The Hidden Cost of Hiring Fast

Hiring fast is often framed as a strength.

“We move quickly.”
“We don’t overthink hiring decisions.”
“We trust our instincts.”

Speed feels productive. Until the real costs surface.

The true bad hire cost is rarely just the salary. It’s the invisible work that follows:

  • additional supervision

  • repeated clarification

  • rework and corrections

  • emotional energy spent managing friction

In small and growing teams, this hiring risk compounds quickly.

Founders become the fallback for decisions that should not require escalation. High performers slow down to compensate. Momentum drops quietly.

What’s often misunderstood is this: Hiring fast does not reduce hiring risk. It only delays when the risk shows up.
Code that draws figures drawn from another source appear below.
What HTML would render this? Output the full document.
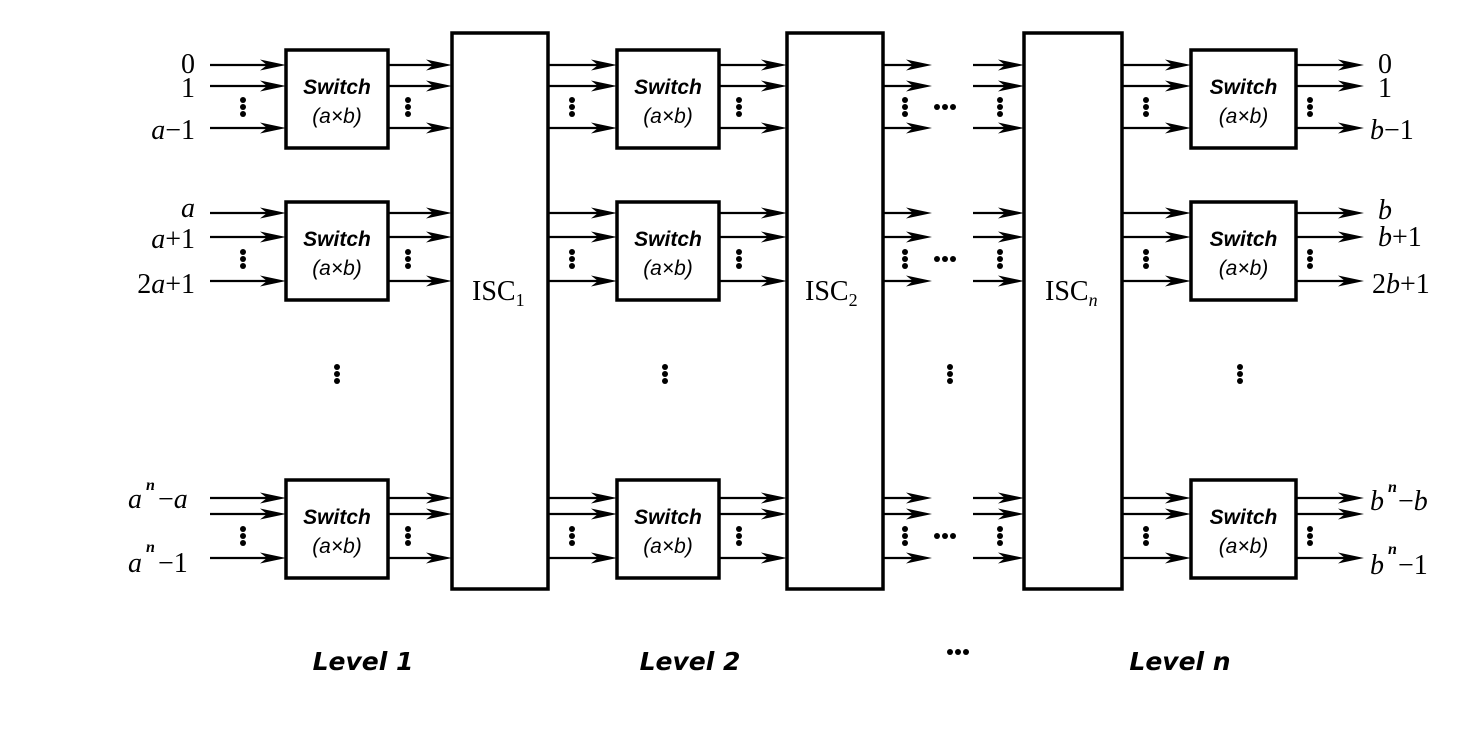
<!DOCTYPE html>
<html><head><meta charset="utf-8"><style>
html,body{margin:0;padding:0;background:#fff;width:1482px;height:730px;overflow:hidden}
svg{position:absolute;left:0;top:0}
.sw{font-family:"Liberation Sans",sans-serif;font-weight:bold;font-style:italic;font-size:21px}
.ab{font-family:"Liberation Sans",sans-serif;font-style:italic;font-size:21px}
.lb{font-family:"Liberation Serif",serif;font-size:28px}
.lv{font-family:"DejaVu Sans","Liberation Sans",sans-serif;font-weight:bold;font-style:italic;font-size:25px}
</style></head><body>
<svg id="s" width="1482" height="730" xmlns="http://www.w3.org/2000/svg">
<g id="g" stroke="#000" fill="none" stroke-width="2.5"></g>
<g fill="#000">
<text class="lb" x="195" y="73" text-anchor="end">0</text>
<text class="lb" x="195" y="97" text-anchor="end">1</text>
<text class="lb" x="195" y="139" text-anchor="end"><tspan font-style="italic">a</tspan>−1</text>
<text class="lb" x="195" y="217" text-anchor="end" font-style="italic">a</text>
<text class="lb" x="195" y="248" text-anchor="end"><tspan font-style="italic">a</tspan>+1</text>
<text class="lb" x="195" y="293" text-anchor="end">2<tspan font-style="italic">a</tspan>+1</text>
<text class="lb" x="128" y="508" font-style="italic">a</text><text x="146" y="490" font-family="Liberation Serif" font-style="italic" font-weight="bold" font-size="16">n</text>
<text class="lb" x="158" y="508">−<tspan font-style="italic">a</tspan></text>
<text class="lb" x="128" y="572" font-style="italic">a</text><text x="146" y="552" font-family="Liberation Serif" font-style="italic" font-weight="bold" font-size="16">n</text>
<text class="lb" x="158" y="572">−1</text>
<text class="lb" x="1378" y="73">0</text>
<text class="lb" x="1378" y="97">1</text>
<text class="lb" x="1370" y="139"><tspan font-style="italic">b</tspan>−1</text>
<text class="lb" x="1378" y="219" font-style="italic">b</text>
<text class="lb" x="1378" y="246"><tspan font-style="italic">b</tspan>+1</text>
<text class="lb" x="1372" y="293">2<tspan font-style="italic">b</tspan>+1</text>
<text class="lb" x="1370" y="510" font-style="italic">b</text><text x="1388" y="492" font-family="Liberation Serif" font-style="italic" font-weight="bold" font-size="16">n</text>
<text class="lb" x="1398" y="510">−<tspan font-style="italic">b</tspan></text>
<text class="lb" x="1370" y="574" font-style="italic">b</text><text x="1388" y="554" font-family="Liberation Serif" font-style="italic" font-weight="bold" font-size="16">n</text>
<text class="lb" x="1398" y="574">−1</text>
<text class="lb" x="472" y="300">ISC<tspan font-size="18" dy="6">1</tspan></text>
<text class="lb" x="805" y="300">ISC<tspan font-size="18" dy="6">2</tspan></text>
<text class="lb" x="1045" y="300">ISC<tspan font-size="18" dy="6" font-style="italic">n</tspan></text>
<text class="lv" x="363" y="670" text-anchor="middle">Level 1</text>
<text class="lv" x="690" y="670" text-anchor="middle">Level 2</text>
<text class="lv" x="1180" y="670" text-anchor="middle">Level n</text>
</g>
<g id="t" fill="#000"></g>
</svg>
<script>
var g=document.getElementById('g'),t=document.getElementById('t'),NS="http://www.w3.org/2000/svg";
function el(p,tag,a){var e=document.createElementNS(NS,tag);for(var k in a)e.setAttribute(k,a[k]);p.appendChild(e);return e;}
function arr(x1,x2,y){el(g,'line',{x1:x1,y1:y,x2:x2-16,y2:y,'stroke-width':2.2});el(t,'path',{d:'M'+(x2-26)+' '+(y-5.5)+' L'+x2+' '+y+' L'+(x2-26)+' '+(y+5.5)+' L'+(x2-19)+' '+y+'Z'});}
function vd(x,y){for(var i=0;i<3;i++)el(t,'circle',{cx:x,cy:y+i*7,r:3});}
function hd(x,y){for(var i=0;i<3;i++)el(t,'circle',{cx:x+i*8,cy:y,r:3});}
var groups=[{l:[65,86,128],b:[50,148]},{l:[213,237,281],b:[202,300]},{l:[498,514,558],b:[480,578]}];
var sws=[[286,388],[617,719],[1191,1296]];
groups.forEach(function(G){
 var l=G.l,mid=(l[1]+l[2])/2-7;
 l.forEach(function(y){
  arr(210,286,y);arr(388,452,y);arr(548,617,y);arr(719,787,y);arr(883,932,y);arr(973,1024,y);arr(1122,1191,y);arr(1296,1364,y);
 });
 [243,408,572,739,905,1000,1146,1310].forEach(function(x){vd(x,mid);});
 hd(937,mid+7);
 sws.forEach(function(s){el(g,'rect',{x:s[0],y:G.b[0],width:s[1]-s[0],height:G.b[1]-G.b[0],'stroke-width':3.5});
  var cx=(s[0]+s[1])/2,cy=(G.b[0]+G.b[1])/2;
  var a=el(t,'text',{x:cx,y:cy-5,'text-anchor':'middle','class':'sw'});a.textContent='Switch';
  var b=el(t,'text',{x:cx,y:cy+24,'text-anchor':'middle','class':'ab'});b.textContent='(a×b)';
 });
});
[[452,548],[787,883],[1024,1122]].forEach(function(s){el(g,'rect',{x:s[0],y:33,width:s[1]-s[0],height:556,'stroke-width':3.5});});
[337,665,950,1240].forEach(function(x){vd(x,367);});
hd(950,652);
</script>
</body></html>
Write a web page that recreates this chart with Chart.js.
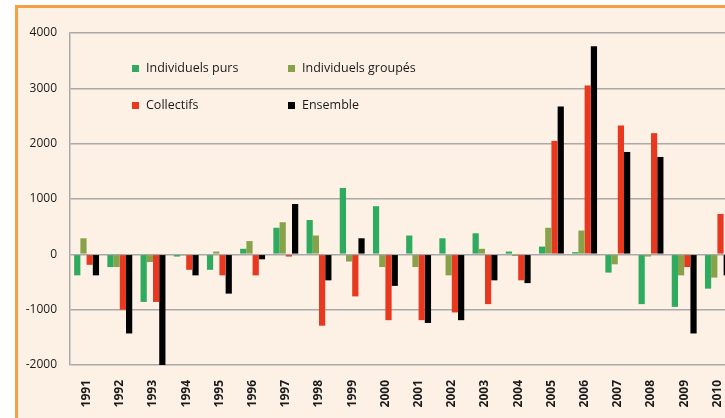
<!DOCTYPE html>
<html>
<head>
<meta charset="utf-8">
<script src="https://cdn.jsdelivr.net/npm/chart.js@4.4.1/dist/chart.umd.min.js"></script>
<style>
  html, body { margin: 0; padding: 0; background: #fff; }
  #wrap { position: relative; width: 725px; height: 418px; overflow: hidden; }
  #frame {
    position: absolute; left: 15px; top: 5px; width: 760px; height: 420px;
    background: #fdf1e6; border-top: 3px solid #f4a044; border-left: 3px solid #f4a044;
  }
  #chart { position: absolute; left: 0; top: 0; }
  .lg { position: absolute; font: 12.5px "Open Sans", sans-serif; color: #1a1a1a; white-space: nowrap; line-height: 14px; }
  .lg i { position: absolute; left: -14px; top: 4px; width: 7px; height: 7px; }
</style>
</head>
<body>
<div id="wrap">
  <div id="frame"></div>
  <canvas id="chart" width="760" height="418"></canvas>
  <div id="legend"></div>
</div>
<script>
// ===== DATA =====
const years = ["1991", "1992", "1993", "1994", "1995", "1996", "1997", "1998", "1999", "2000",
  "2001", "2002", "2003", "2004", "2005", "2006", "2007", "2008", "2009", "2010"];
const individuelsPurs = [-380, -230, -860, -40, -280, 100, 480, 620, 1200, 870,
  340, 290, 380, 50, 140, 40, -330, -900, -950, -620];
const individuelsGroupes = [290, -230, -140, -20, 50, 240, 580, 340, -130, -230,
  -230, -380, 100, -30, 480, 430, -180, -40, -380, -420];
const collectifs = [-190, -1000, -860, -280, -380, -380, -40, -1290, -760, -1190,
  -1190, -1050, -900, -470, 2050, 3050, 2330, 2190, -230, 730];
const ensemble = [-380, -1430, -2000, -380, -710, -90, 910, -470, 290, -570,
  -1240, -1190, -470, -520, 2670, 3760, 1850, 1760, -1430, -380];
const yTicks = [-2000, -1000, 0, 1000, 2000, 3000, 4000];

const series = [
  { label: "Individuels purs", data: individuelsPurs, color: "#2eab5f" },
  { label: "Individuels groupés", data: individuelsGroupes, color: "#89a24a" },
  { label: "Collectifs", data: collectifs, color: "#e8381f" },
  { label: "Ensemble", data: ensemble, color: "#000000" },
];

// ===== LEGEND (inside plot, 2 x 2) =====
const legendSpots = [
  { left: 146, top: 61 }, { left: 302, top: 61 },
  { left: 146, top: 98 }, { left: 302, top: 98 },
];
const legend = document.getElementById("legend");
series.forEach((s, i) => {
  const item = document.createElement("div");
  item.className = "lg";
  item.style.left = legendSpots[i].left + "px";
  item.style.top = legendSpots[i].top + "px";
  item.innerHTML = `<i style="background:${s.color}"></i>${s.label}`;
  legend.appendChild(item);
});

// ===== CHART =====
const gridGray = "#a9a9a9";

new Chart(document.getElementById("chart"), {
  type: "bar",
  data: {
    labels: years,
    datasets: series.map((s) => ({
      label: s.label,
      data: s.data,
      backgroundColor: s.color,
      borderWidth: 0,
      categoryPercentage: 0.75,
      barPercentage: 1.0,
    })),
  },
  options: {
    responsive: false,
    animation: false,
    devicePixelRatio: 1,
    layout: { padding: { top: 33, right: 26, bottom: 0, left: 0 } },
    plugins: {
      legend: { display: false },
      tooltip: { enabled: false },
    },
    scales: {
      x: {
        grid: { display: false, drawTicks: false },
        border: { display: false },
        ticks: {
          minRotation: 90,
          maxRotation: 90,
          padding: 15,
          color: "#1a1a1a",
          font: { family: "Open Sans", size: 12, weight: "bold" },
        },
        afterFit: (scale) => { scale.height = 53; },
      },
      y: {
        min: -2000,
        max: 4000,
        afterBuildTicks: (scale) => { scale.ticks = yTicks.map((v) => ({ value: v })); },
        grid: { color: gridGray, lineWidth: 1.5, drawTicks: false },
        border: { color: gridGray, width: 1.5 },
        ticks: {
          padding: 13,
          color: "#1a1a1a",
          font: { family: "Open Sans", size: 12 },
          callback: (value) => String(value),
        },
        afterFit: (scale) => { scale.width = 70; },
      },
    },
  },
});
</script>
</body>
</html>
The alternative is not hiring slow. It is hiring with better evidence and real work signals.

Observing how someone works before committing gives signals you cannot get from a CV or interview alone. It reduces guesswork and lowers hiring risk.

Split graphic comparing “The Hiring Fast Trap” showing guesswork and issues like repeated clarification, with “The Better Signals Approach” highlighting hiring based on real work evidence for better outcomes. Kabel Job Platform

Hiring should create leverage, not management debt.

Reducing hiring risk is not about slowing growth. It is about removing friction that should not exist in the first place.

Takeaway: Better signals first, faster decisions later.